Against my better judgment, I find myself reluctantly listening to certain arguments against scrapping monuments, statues, building names and such perceived to be racist: the “slippery slope” theory.
I blame the Dixie Chicks.
They are now just “the Chicks,” having shed “Dixie” with little comment other than “We want to meet this moment” on the band’s new website.
I’ve never been fan or foe of the group and couldn’t name a single song it’s recorded. But I am a fan of Dixie, as a concept signifying “the South.”
And, more important, home.
I even wrote a column https://www.gulflive.com/mississippi-press-living/2014/11/joe_rogers_the_al lure_and_myst.html a while back extolling the term and exploring how it came about. (Short version: Various theories exist, but no one knows for sure.)
Not long after reading about the Dixieless Chicks, I learned more disturbing news: the owners of Dixie Beer, a New Orleans staple, are planning to change the name to ... something else. Not yet decided.
“As New Orleans, and our country, continue to evolve we find it necessary to reflect on the role our brewery can play in making our home more united, strong and resilient for future generations,” a statement on the company website reads.
Dixie is not my favorite beer. But whenever I go to New Orleans, I feel duty-bound to consume it. So long as it’s cold enough, it’s entirely ... drinkable. And taken in sufficient quantities, it already leaves me feeling united, strong and resilient.
But so it goes. I’m now bracing for news about Dixie Cups.
I don’t mean to make light of the current national conversation, long overdue, to address very real racial disparities and outrages in our country. For one thing, we need to take a hard look at and make substantial changes in the way policing and the justice system in general too often amount to state-sponsored war on Blacks and other minorities.
It also seems reasonable to suggest that United States military bases not be named for Confederate officers who led combat against the United States. It seems absurd, in fact, that some are.
I also support symbolic efforts, such as the decision to relocate a monument to Confederate soldiers on the campus of my alma mater, Ole Miss, to a more appropriate setting: a nearby Confederate cemetery. And I support the push to remove the bust of Nathan Bedford Forrest from the Tennessee Capitol.
But here’s an example of the slippery slope: There’s a Forrest Avenue in my relatively liberal neighborhood.

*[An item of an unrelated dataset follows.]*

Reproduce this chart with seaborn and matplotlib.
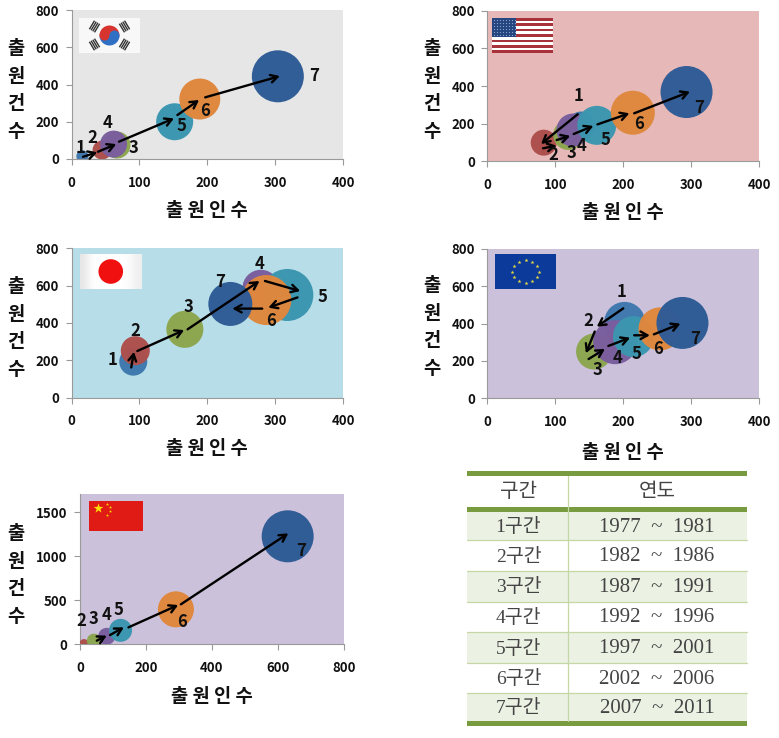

That fact has recently thrown some folks into a dither, worried that it might have been named to honor that much-maligned Confederate general.
Diligent study of historical maps turned up the finding that the original name was Forest, as in a group of trees, and that the additional R probably cropped up over the years simply as a misspelling.
Still, some found the mere possibility of anyone making an unsavory connection reason enough to try to change the signs.
On the national scale we’ve also seen, in an excess of misguided zeal, suggestions that public memorials to founding fathers such as Washington and Jefferson be done away with because they were slaveholders.
Or “amoral monsters” as a columnist in one of my former newspapers recently described them.
I’d argue there is a very real distinction between Washington and Jefferson and, say, Robert E. Lee and Stonewall Jackson. Just as it’s possible to drink a Southern-named beer without hankering to return to the 1850s. Yet we slip-slide away.
A footnote on symbols: As you probably know, Mississippi legislators recently voted overwhelmingly to retire the state flag which, for 124 years, included the Confederate battle flag in the canton.
Though it should have been done decades ago, the fact that it was done even now is no small feat. My progressive friends have been celebrating. One tweeted before the change that he “would prefer a dirty washcloth to our current flag.”
I appreciate the sentiment and would be celebrating, too, except: To gather sufficient support to dump the old flag, a political bone had to be offered to its defenders: Any new version must include the words “In God We Trust.”
Thus demonstrating the unofficial state motto: Two steps forward, one step back.